Kürzlich gab es einen Fall, bei denen über DNA-Abgleich einem Täter sieben Fälle sexuellen Missbrauchs nachgewiesen werden konnten. Aber da in diesem Deliktsbereich meist eine hohe Dunkelziffer zu vermuten ist, kam die Vergleichsdatenbank ViCLAS ins Spiel. Und konnte über das ähnliche Tatverhalten knapp 50 weitere Fälle ohne DNA mit dem Täter in Zusammenhang bringen, wofür er auch verurteilt wurde. Wichtig ist also immer das Gesamtarsenal, DNA-Vergleich, Fingerabdruck-Vergleich – und eben ViCLAS. Und jetzt die Frage: Lohnt sich eine solche Datenbank wegen dieses einen Falles? Ich glaube: ja!

Sie haben in ihrem Buch kritisiert, dass manche Beförderungen für OFA-Spezialisten aufgrund der geltenden Regeln nur dann stattfinden, wenn derjenige den Arbeitsbereich wechselt. Dadurch geht aber sein Spezialwissen verloren. Hat sich diese Situation geändert?

Nein, leider. Das Problem besteht weiter. Es ist ja grundsätzlich auch sinnvoll, wenn Polizisten in Führungspositionen Einblick in mehrere Fachbereiche erhalten. Aber es gibt aus meiner Sicht Fachgebiete, da wäre es sinnvoll, Spezialisten zu halten. Nicht nur wegen der zeit- und kostenintensiven Ausbildung, sondern auch wegen dem angesprochenen Erfahrungswissen. Beim FBI etwa werden alle Ermittler eines Profiling-Teams aufgrund ihrer Spezialisierung wie Führungsfunktionen eingruppiert. Das zeigt den Stellenwert, den man dort dem Erfahrungswissen zuspricht.
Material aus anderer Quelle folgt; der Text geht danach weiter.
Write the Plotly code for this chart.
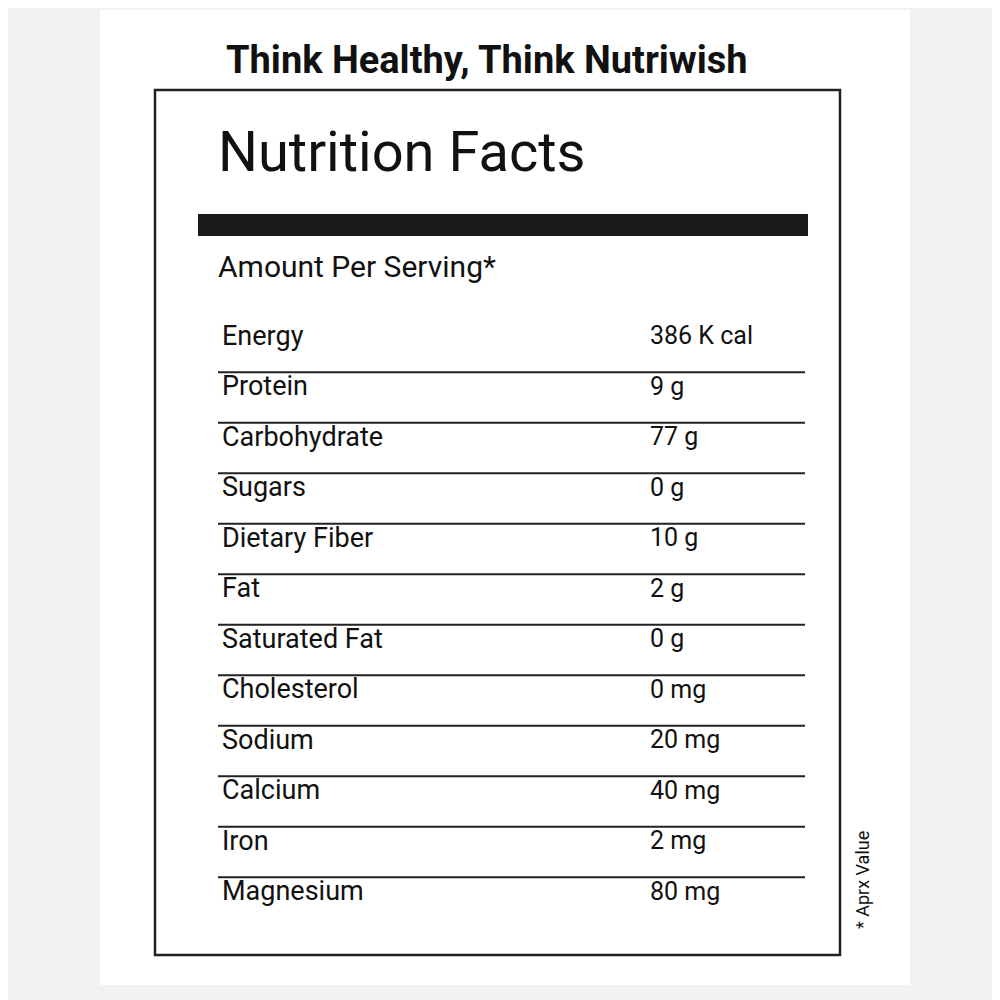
import plotly.graph_objects as go

nutrients = ["Energy", "Protein", "Carbohydrate", "Sugars", "Dietary Fiber", "Fat",
             "Saturated Fat", "Cholesterol", "Sodium", "Calcium", "Iron", "Magnesium"]
amounts = ["386 K cal", "9 g", "77 g", "0 g", "10 g", "2 g", "0 g", "0 mg",
           "20 mg", "40 mg", "2 mg", "80 mg"]

FONT = "Liberation Sans Narrow, Arial Narrow, Roboto, Liberation Sans, Arial"
rows = list(range(len(nutrients)))
OFF = 8

def py(p):  # pixel -> paper
    return 1 - (p - OFF) / 1000

def px(p):
    return (p - OFF) / 1000

fig = go.Figure()
fig.add_trace(go.Scatter(x=[222 - OFF]*len(rows), y=rows, text=nutrients, mode="text",
                         textposition="middle right",
                         textfont=dict(family=FONT, size=27, color="#111")))
fig.add_trace(go.Scatter(x=[650 - OFF]*len(rows), y=rows, text=amounts, mode="text",
                         textposition="middle right",
                         textfont=dict(family=FONT, size=25, color="#111")))

shapes = [
    dict(type="rect", xref="paper", yref="paper", x0=px(100), x1=px(910), y0=py(985), y1=py(10),
         fillcolor="#ffffff", line=dict(width=0), layer="below"),
    dict(type="rect", xref="paper", yref="paper", x0=px(155), x1=px(840), y0=py(955), y1=py(90),
         fillcolor="rgba(0,0,0,0)", line=dict(color="#222", width=2.5)),
    dict(type="rect", xref="paper", yref="paper", x0=px(198), x1=px(808), y0=py(236), y1=py(214),
         fillcolor="#1a1a1a", line=dict(width=0)),
]
for i in rows[:-1]:
    shapes.append(dict(type="line", xref="x", yref="y", x0=218 - OFF, x1=805 - OFF,
                       y0=i + 0.68, y1=i + 0.68, line=dict(color="#222", width=2)))

# y axis: row i centred at pixel 338 + 50.5*i (minus page offset)
y_top = (OFF - 338) / 50.5
y_bot = (1000 + OFF - 338) / 50.5
fig.update_layout(
    width=1000, height=1000, margin=dict(l=0, r=0, t=0, b=0),
    paper_bgcolor="#f2f2f4", plot_bgcolor="rgba(0,0,0,0)", showlegend=False,
    xaxis=dict(range=[0, 1000], visible=False, fixedrange=True),
    yaxis=dict(range=[y_bot, y_top], visible=False, fixedrange=True),
    shapes=shapes,
    annotations=[
        dict(text="<b>Think Healthy, Think Nutriwish</b>", xref="paper", yref="paper",
             x=px(487), y=py(60), xanchor="center", yanchor="middle", showarrow=False,
             font=dict(family=FONT, size=38, color="#111")),
        dict(text="Nutrition Facts", xref="paper", yref="paper", x=px(216), y=py(152),
             xanchor="left", yanchor="middle", showarrow=False,
             font=dict(family=FONT, size=56, color="#111")),
        dict(text="Amount Per Serving*", xref="paper", yref="paper", x=px(216), y=py(266),
             xanchor="left", yanchor="middle", showarrow=False,
             font=dict(family=FONT, size=30, color="#111")),
        dict(text="* Aprx Value", xref="paper", yref="paper", x=px(862), y=py(880),
             xanchor="center", yanchor="middle", textangle=-90, showarrow=False,
             font=dict(family=FONT, size=18, color="#111")),
    ],
)
fig.write_html("out.html")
Das Interview führte Andreas von Delhaes-Guenther

Serientäter

In Deutschland gilt der als „Todespfleger“ bekannte Niels H. mit bis zu 106 Opfern als mutmaßlich schlimmster Serienmörder. Der durch den Film „Nachts, wenn der Teufel kam“ (mit Mario Adorf) bekannte Serienmörder Bruno Lüdtke (84 Opfer im Zeitraum 1924-1943) soll nach neuesten Recherchen nur ein Sündenbock der NS-Justiz gewesen sein. Zweifelhaft sind auch Berichte über zwei 1581 hingerichtete Serienmörder: Christman Gniperdoliga mit angeblich 964 und Peter Nirsch mit 520 Opfern. Andere Serienkiller wie Friedrich “Fritz” Haarmann („Werwolf von Hannover“, 27 Opfer von 1918 bis 1924) erlangten wesentlich größere Bekanntheit – etwa 1995 durch den Film „Der Totmacher“. Diesen Spitznamen trug eigentlich der Serienmörder Rudolf Pleil (25 Opfer). Die Medien waren bei Spitznamen kreativ, u.a.: Monster vom Niederrhein, Würger von Regensburg, Blaubart, Sandmann, Onkel Tick-Tack, Mittagsmörder, Bestie von Beelitz, Menschenfresser von Duisburg, Vampir von Düsseldorf, Ungeheuer vom Schwarzwald.